REQUIRED WORK –
The data below should be printed in full, exactly, and without any of its images.
%%
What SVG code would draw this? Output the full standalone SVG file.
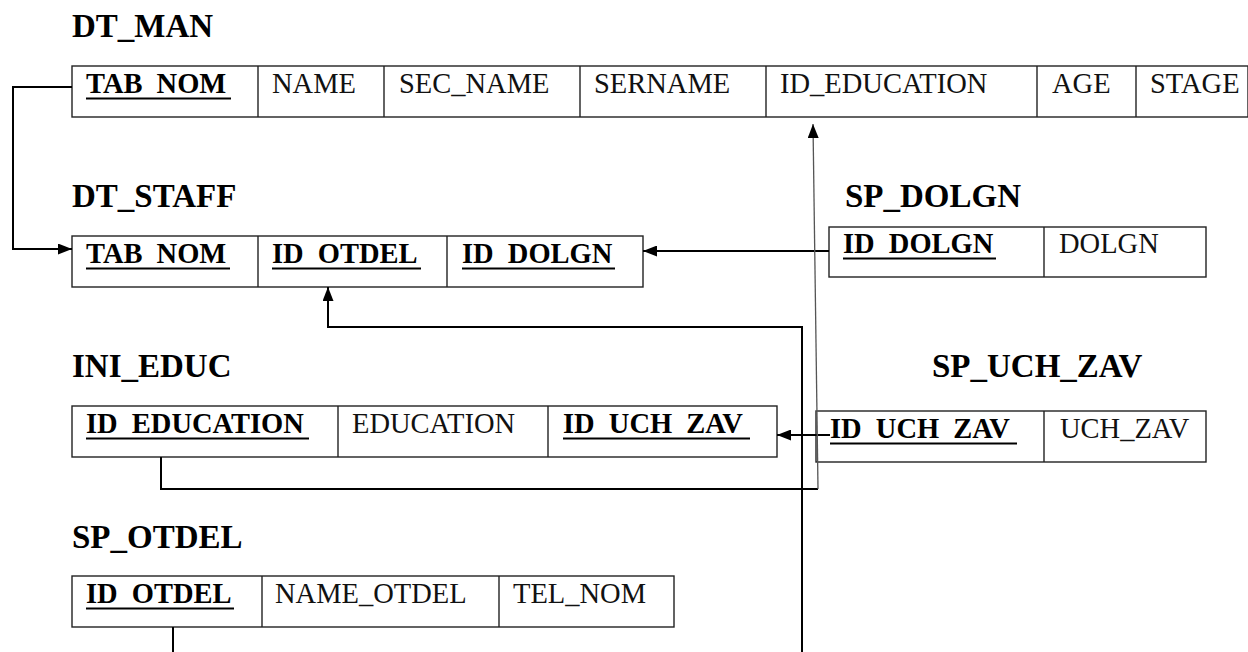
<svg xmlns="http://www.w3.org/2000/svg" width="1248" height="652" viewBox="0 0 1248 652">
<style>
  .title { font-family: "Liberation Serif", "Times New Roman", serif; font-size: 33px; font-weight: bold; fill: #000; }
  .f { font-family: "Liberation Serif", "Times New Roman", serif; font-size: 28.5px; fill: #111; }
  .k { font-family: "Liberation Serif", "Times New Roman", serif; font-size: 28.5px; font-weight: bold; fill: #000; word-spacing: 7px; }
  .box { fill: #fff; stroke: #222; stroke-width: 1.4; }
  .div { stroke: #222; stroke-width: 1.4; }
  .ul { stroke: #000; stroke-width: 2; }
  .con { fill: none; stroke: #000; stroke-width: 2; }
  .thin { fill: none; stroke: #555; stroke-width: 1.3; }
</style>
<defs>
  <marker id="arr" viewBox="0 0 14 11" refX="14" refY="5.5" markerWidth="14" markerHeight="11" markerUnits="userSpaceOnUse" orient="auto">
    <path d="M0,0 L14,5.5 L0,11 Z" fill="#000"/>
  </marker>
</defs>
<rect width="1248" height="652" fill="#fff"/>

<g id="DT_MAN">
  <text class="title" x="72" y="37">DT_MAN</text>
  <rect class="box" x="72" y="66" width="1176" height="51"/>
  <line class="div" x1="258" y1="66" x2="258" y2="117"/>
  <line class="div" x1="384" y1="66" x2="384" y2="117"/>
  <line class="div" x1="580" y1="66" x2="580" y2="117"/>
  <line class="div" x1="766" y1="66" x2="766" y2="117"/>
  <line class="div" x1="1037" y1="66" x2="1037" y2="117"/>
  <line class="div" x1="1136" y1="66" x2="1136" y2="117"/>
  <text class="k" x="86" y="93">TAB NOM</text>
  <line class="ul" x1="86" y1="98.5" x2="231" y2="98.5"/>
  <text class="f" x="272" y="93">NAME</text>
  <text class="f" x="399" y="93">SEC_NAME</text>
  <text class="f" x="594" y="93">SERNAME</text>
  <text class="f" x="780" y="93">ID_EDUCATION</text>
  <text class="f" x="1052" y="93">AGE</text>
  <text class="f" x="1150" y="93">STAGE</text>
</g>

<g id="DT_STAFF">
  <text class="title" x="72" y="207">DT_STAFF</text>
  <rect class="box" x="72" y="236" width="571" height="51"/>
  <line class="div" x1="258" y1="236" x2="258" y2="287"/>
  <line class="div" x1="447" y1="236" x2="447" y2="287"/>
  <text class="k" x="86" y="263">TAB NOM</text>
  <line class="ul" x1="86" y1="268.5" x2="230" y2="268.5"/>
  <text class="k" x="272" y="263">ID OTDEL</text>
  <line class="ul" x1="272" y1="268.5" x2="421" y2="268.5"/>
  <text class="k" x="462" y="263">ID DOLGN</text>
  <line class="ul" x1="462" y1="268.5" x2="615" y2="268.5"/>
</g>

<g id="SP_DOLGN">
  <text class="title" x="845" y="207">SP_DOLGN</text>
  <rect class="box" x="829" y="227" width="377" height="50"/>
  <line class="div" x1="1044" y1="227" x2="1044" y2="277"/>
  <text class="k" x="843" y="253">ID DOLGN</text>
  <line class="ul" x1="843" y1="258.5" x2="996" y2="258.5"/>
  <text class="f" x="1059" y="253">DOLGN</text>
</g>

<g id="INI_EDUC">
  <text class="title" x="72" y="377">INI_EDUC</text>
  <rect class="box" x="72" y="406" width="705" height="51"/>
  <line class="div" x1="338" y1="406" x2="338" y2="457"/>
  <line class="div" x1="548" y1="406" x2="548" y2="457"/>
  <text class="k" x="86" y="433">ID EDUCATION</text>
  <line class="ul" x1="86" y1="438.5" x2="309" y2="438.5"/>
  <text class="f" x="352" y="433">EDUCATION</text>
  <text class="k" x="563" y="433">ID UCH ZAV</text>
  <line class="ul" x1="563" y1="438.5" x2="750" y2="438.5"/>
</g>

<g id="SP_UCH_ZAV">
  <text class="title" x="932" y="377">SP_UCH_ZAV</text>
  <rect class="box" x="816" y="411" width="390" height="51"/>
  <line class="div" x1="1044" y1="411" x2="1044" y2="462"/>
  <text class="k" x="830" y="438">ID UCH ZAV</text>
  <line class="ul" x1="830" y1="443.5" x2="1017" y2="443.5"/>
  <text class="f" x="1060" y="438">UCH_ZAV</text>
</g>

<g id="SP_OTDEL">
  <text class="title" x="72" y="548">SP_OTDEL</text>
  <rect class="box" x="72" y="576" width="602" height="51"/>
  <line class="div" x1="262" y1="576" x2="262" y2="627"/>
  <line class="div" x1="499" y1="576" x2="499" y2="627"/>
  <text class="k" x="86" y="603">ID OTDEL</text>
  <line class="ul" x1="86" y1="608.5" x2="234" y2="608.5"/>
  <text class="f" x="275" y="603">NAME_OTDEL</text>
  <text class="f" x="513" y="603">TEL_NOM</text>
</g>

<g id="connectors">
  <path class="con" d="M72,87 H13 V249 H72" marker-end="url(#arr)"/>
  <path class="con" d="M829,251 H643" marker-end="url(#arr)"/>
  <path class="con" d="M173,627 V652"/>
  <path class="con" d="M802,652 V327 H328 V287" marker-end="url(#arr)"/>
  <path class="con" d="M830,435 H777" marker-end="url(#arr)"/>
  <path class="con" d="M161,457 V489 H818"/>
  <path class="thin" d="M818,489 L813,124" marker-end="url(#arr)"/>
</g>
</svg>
%%
SOLUTION –
What SVG code would draw this? Output the full standalone SVG file.
<svg xmlns="http://www.w3.org/2000/svg" width="1248" height="652" viewBox="0 0 1248 652">
<style>
  .title { font-family: "Liberation Serif", "Times New Roman", serif; font-size: 33px; font-weight: bold; fill: #000; }
  .f { font-family: "Liberation Serif", "Times New Roman", serif; font-size: 28.5px; fill: #111; }
  .k { font-family: "Liberation Serif", "Times New Roman", serif; font-size: 28.5px; font-weight: bold; fill: #000; word-spacing: 7px; }
  .box { fill: #fff; stroke: #222; stroke-width: 1.4; }
  .div { stroke: #222; stroke-width: 1.4; }
  .ul { stroke: #000; stroke-width: 2; }
  .con { fill: none; stroke: #000; stroke-width: 2; }
  .thin { fill: none; stroke: #555; stroke-width: 1.3; }
</style>
<defs>
  <marker id="arr" viewBox="0 0 14 11" refX="14" refY="5.5" markerWidth="14" markerHeight="11" markerUnits="userSpaceOnUse" orient="auto">
    <path d="M0,0 L14,5.5 L0,11 Z" fill="#000"/>
  </marker>
</defs>
<rect width="1248" height="652" fill="#fff"/>

<g id="DT_MAN">
  <text class="title" x="72" y="37">DT_MAN</text>
  <rect class="box" x="72" y="66" width="1176" height="51"/>
  <line class="div" x1="258" y1="66" x2="258" y2="117"/>
  <line class="div" x1="384" y1="66" x2="384" y2="117"/>
  <line class="div" x1="580" y1="66" x2="580" y2="117"/>
  <line class="div" x1="766" y1="66" x2="766" y2="117"/>
  <line class="div" x1="1037" y1="66" x2="1037" y2="117"/>
  <line class="div" x1="1136" y1="66" x2="1136" y2="117"/>
  <text class="k" x="86" y="93">TAB NOM</text>
  <line class="ul" x1="86" y1="98.5" x2="231" y2="98.5"/>
  <text class="f" x="272" y="93">NAME</text>
  <text class="f" x="399" y="93">SEC_NAME</text>
  <text class="f" x="594" y="93">SERNAME</text>
  <text class="f" x="780" y="93">ID_EDUCATION</text>
  <text class="f" x="1052" y="93">AGE</text>
  <text class="f" x="1150" y="93">STAGE</text>
</g>

<g id="DT_STAFF">
  <text class="title" x="72" y="207">DT_STAFF</text>
  <rect class="box" x="72" y="236" width="571" height="51"/>
  <line class="div" x1="258" y1="236" x2="258" y2="287"/>
  <line class="div" x1="447" y1="236" x2="447" y2="287"/>
  <text class="k" x="86" y="263">TAB NOM</text>
  <line class="ul" x1="86" y1="268.5" x2="230" y2="268.5"/>
  <text class="k" x="272" y="263">ID OTDEL</text>
  <line class="ul" x1="272" y1="268.5" x2="421" y2="268.5"/>
  <text class="k" x="462" y="263">ID DOLGN</text>
  <line class="ul" x1="462" y1="268.5" x2="615" y2="268.5"/>
</g>

<g id="SP_DOLGN">
  <text class="title" x="845" y="207">SP_DOLGN</text>
  <rect class="box" x="829" y="227" width="377" height="50"/>
  <line class="div" x1="1044" y1="227" x2="1044" y2="277"/>
  <text class="k" x="843" y="253">ID DOLGN</text>
  <line class="ul" x1="843" y1="258.5" x2="996" y2="258.5"/>
  <text class="f" x="1059" y="253">DOLGN</text>
</g>

<g id="INI_EDUC">
  <text class="title" x="72" y="377">INI_EDUC</text>
  <rect class="box" x="72" y="406" width="705" height="51"/>
  <line class="div" x1="338" y1="406" x2="338" y2="457"/>
  <line class="div" x1="548" y1="406" x2="548" y2="457"/>
  <text class="k" x="86" y="433">ID EDUCATION</text>
  <line class="ul" x1="86" y1="438.5" x2="309" y2="438.5"/>
  <text class="f" x="352" y="433">EDUCATION</text>
  <text class="k" x="563" y="433">ID UCH ZAV</text>
  <line class="ul" x1="563" y1="438.5" x2="750" y2="438.5"/>
</g>

<g id="SP_UCH_ZAV">
  <text class="title" x="932" y="377">SP_UCH_ZAV</text>
  <rect class="box" x="816" y="411" width="390" height="51"/>
  <line class="div" x1="1044" y1="411" x2="1044" y2="462"/>
  <text class="k" x="830" y="438">ID UCH ZAV</text>
  <line class="ul" x1="830" y1="443.5" x2="1017" y2="443.5"/>
  <text class="f" x="1060" y="438">UCH_ZAV</text>
</g>

<g id="SP_OTDEL">
  <text class="title" x="72" y="548">SP_OTDEL</text>
  <rect class="box" x="72" y="576" width="602" height="51"/>
  <line class="div" x1="262" y1="576" x2="262" y2="627"/>
  <line class="div" x1="499" y1="576" x2="499" y2="627"/>
  <text class="k" x="86" y="603">ID OTDEL</text>
  <line class="ul" x1="86" y1="608.5" x2="234" y2="608.5"/>
  <text class="f" x="275" y="603">NAME_OTDEL</text>
  <text class="f" x="513" y="603">TEL_NOM</text>
</g>

<g id="connectors">
  <path class="con" d="M72,87 H13 V249 H72" marker-end="url(#arr)"/>
  <path class="con" d="M829,251 H643" marker-end="url(#arr)"/>
  <path class="con" d="M173,627 V652"/>
  <path class="con" d="M802,652 V327 H328 V287" marker-end="url(#arr)"/>
  <path class="con" d="M830,435 H777" marker-end="url(#arr)"/>
  <path class="con" d="M161,457 V489 H818"/>
  <path class="thin" d="M818,489 L813,124" marker-end="url(#arr)"/>
</g>
</svg>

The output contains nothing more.